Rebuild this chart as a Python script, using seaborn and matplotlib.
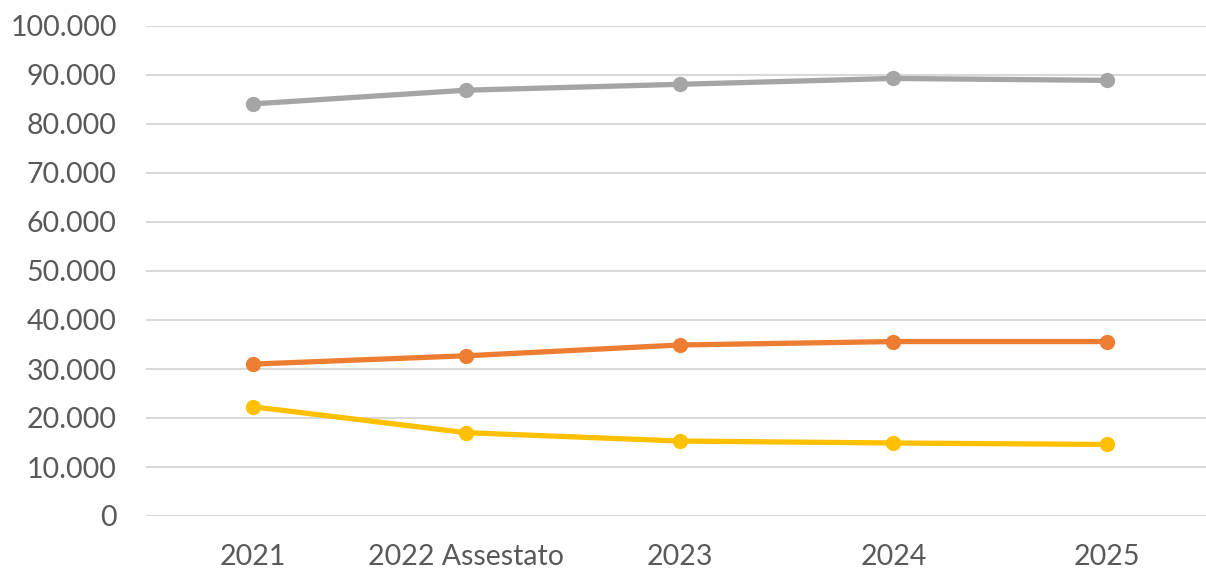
import pandas as pd
import matplotlib
matplotlib.use("Agg")
import matplotlib.pyplot as plt
from matplotlib.ticker import FuncFormatter, MultipleLocator
import seaborn as sns

# dati
anni = ["2021", "2022 Assestato", "2023", "2024", "2025"]
serie_grigia = [84100, 86900, 88100, 89300, 88900]
serie_arancio = [31000, 32700, 34900, 35600, 35600]
serie_gialla = [22300, 17000, 15300, 14900, 14600]
colori = ["#A5A5A5", "#ED7D31", "#FFC000"]
nomi = ["grigia", "arancio", "gialla"]

rows = []
for nome, valori in zip(nomi, [serie_grigia, serie_arancio, serie_gialla]):
    for anno, v in zip(anni, valori):
        rows.append({"anno": anno, "valore": v, "serie": nome})
df = pd.DataFrame(rows)

sns.set_theme(style="white")
plt.rcParams["font.family"] = ["Lato", "DejaVu Sans"]

fig = plt.figure(figsize=(12.06, 5.72), dpi=100)
ax = fig.add_axes([146 / 1206, 1 - 516 / 572, 1 - 146 / 1206, (516 - 26) / 572])

sns.lineplot(data=df, x="anno", y="valore", hue="serie", palette=dict(zip(nomi, colori)),
             marker="o", markersize=11, markeredgewidth=0, linewidth=3.8,
             legend=False, ax=ax, sort=False)

ax.set_ylim(0, 100000)
ax.set_xlim(-0.5, 4.464)
ax.yaxis.set_major_locator(MultipleLocator(10000))
ax.yaxis.set_major_formatter(FuncFormatter(lambda v, p: f"{int(v):,}".replace(",", ".")))
ax.grid(axis="y", color="#D9D9D9", linewidth=1.5)
ax.set_axisbelow(True)
for s in ax.spines.values():
    s.set_visible(False)
ax.set_xlabel("")
ax.set_ylabel("")
ax.tick_params(axis="both", length=0, labelsize=20.5, colors="#595959")
ax.tick_params(axis="y", pad=21)
ax.tick_params(axis="x", pad=20)

fig.savefig("out.png", dpi=100)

──────

## Task directions
Without the pictures, write out all of the material exactly.

## In response
Rebuild this chart as a Python script, using seaborn and matplotlib.
import pandas as pd
import matplotlib
matplotlib.use("Agg")
import matplotlib.pyplot as plt
from matplotlib.ticker import FuncFormatter, MultipleLocator
import seaborn as sns

# dati
anni = ["2021", "2022 Assestato", "2023", "2024", "2025"]
serie_grigia = [84100, 86900, 88100, 89300, 88900]
serie_arancio = [31000, 32700, 34900, 35600, 35600]
serie_gialla = [22300, 17000, 15300, 14900, 14600]
colori = ["#A5A5A5", "#ED7D31", "#FFC000"]
nomi = ["grigia", "arancio", "gialla"]

rows = []
for nome, valori in zip(nomi, [serie_grigia, serie_arancio, serie_gialla]):
    for anno, v in zip(anni, valori):
        rows.append({"anno": anno, "valore": v, "serie": nome})
df = pd.DataFrame(rows)

sns.set_theme(style="white")
plt.rcParams["font.family"] = ["Lato", "DejaVu Sans"]

fig = plt.figure(figsize=(12.06, 5.72), dpi=100)
ax = fig.add_axes([146 / 1206, 1 - 516 / 572, 1 - 146 / 1206, (516 - 26) / 572])

sns.lineplot(data=df, x="anno", y="valore", hue="serie", palette=dict(zip(nomi, colori)),
             marker="o", markersize=11, markeredgewidth=0, linewidth=3.8,
             legend=False, ax=ax, sort=False)

ax.set_ylim(0, 100000)
ax.set_xlim(-0.5, 4.464)
ax.yaxis.set_major_locator(MultipleLocator(10000))
ax.yaxis.set_major_formatter(FuncFormatter(lambda v, p: f"{int(v):,}".replace(",", ".")))
ax.grid(axis="y", color="#D9D9D9", linewidth=1.5)
ax.set_axisbelow(True)
for s in ax.spines.values():
    s.set_visible(False)
ax.set_xlabel("")
ax.set_ylabel("")
ax.tick_params(axis="both", length=0, labelsize=20.5, colors="#595959")
ax.tick_params(axis="y", pad=21)
ax.tick_params(axis="x", pad=20)

fig.savefig("out.png", dpi=100)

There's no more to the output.